Although the analytics firm is confident that the UK's decision to leave the EU is not a game changer, Cerulli's latest study finds most asset managers are not expecting the outflows to be magically reversed in the next month.

“However, outflows have stabilized and most industry watchers expect the second half of the year to show a more positive trend," says Barbara Wall, Europe managing director at Cerulli Associates, adding that the resultant shakeout may intensify the pressure on fees.

Meanwhile Cerulli's analysts do not believe that the passporting and UCITS-labelling rights of UK firms with funds domiciled in Luxembourg and Dublin, but managed out of London, will be withdrawn.  Any new conditions attached to these rights will, the firm says, be minimal.
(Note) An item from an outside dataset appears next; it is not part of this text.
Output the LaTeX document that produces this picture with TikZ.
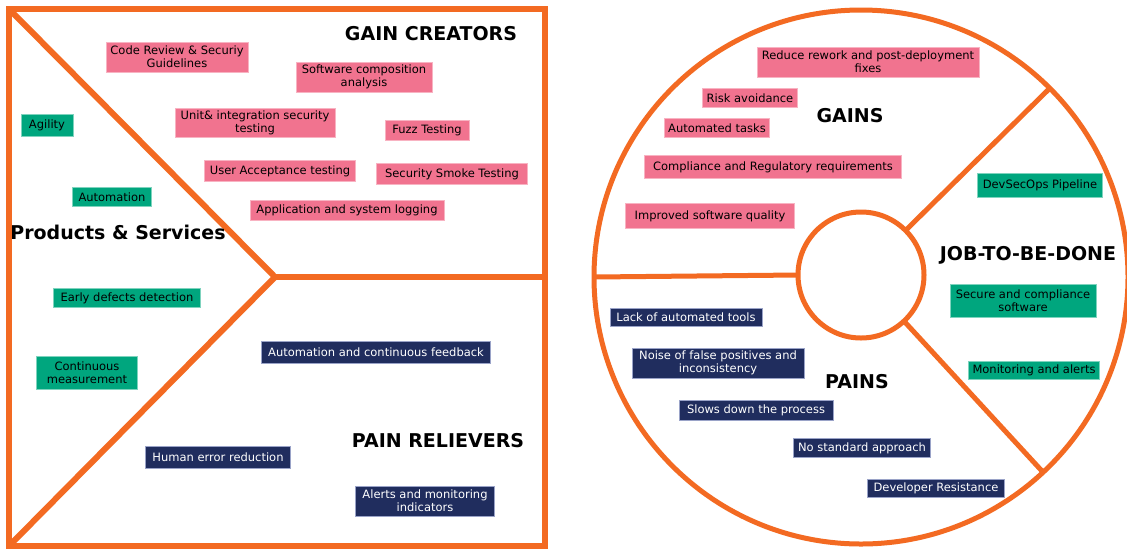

"The EU would have little incentive to deprive itself of the expertise of Europe's biggest financial center, or to risk restrictions being placed on the export of EU goods and services into the UK," adds Wall, who believes that providers of passive vehicles may be the biggest beneficiaries as the market returns to some sort of normality.

Other findings from the latest issue of Cerulli’s European monthly product trends paper shows that there were 241 equity fund launches in the first six months of 2016, with BNP Paribas accounting for 22, followed by Edmond de Rothschild with nine.

Compared to 2015, however, launches are down by 38%, with 387 equity launches during the same period.  In terms of June launches by sector, equities global, asset allocation, and protected funds were the leaders.

Emerging market equity funds saw outflows in June, which might appear to call the recent recovery of flows into question. However, most analysts are optimistic.

Valuations support the case for those in search of cheaper stocks looking to EM. The S&P 500 has regularly been hitting record highs and the FTSE 100 is not far off its record, despite the volatility caused by Brexit.

June was the fourth consecutive month of net inflows for the cross-border market. However, that was not enough to turn the net result for the first half of the year into a positive number.

Net year-to-date outflows reached €32bn. Mixed asset funds and commodity funds were the only asset classes that posted net inflows, with €13.6bn and €0.7bn respectively.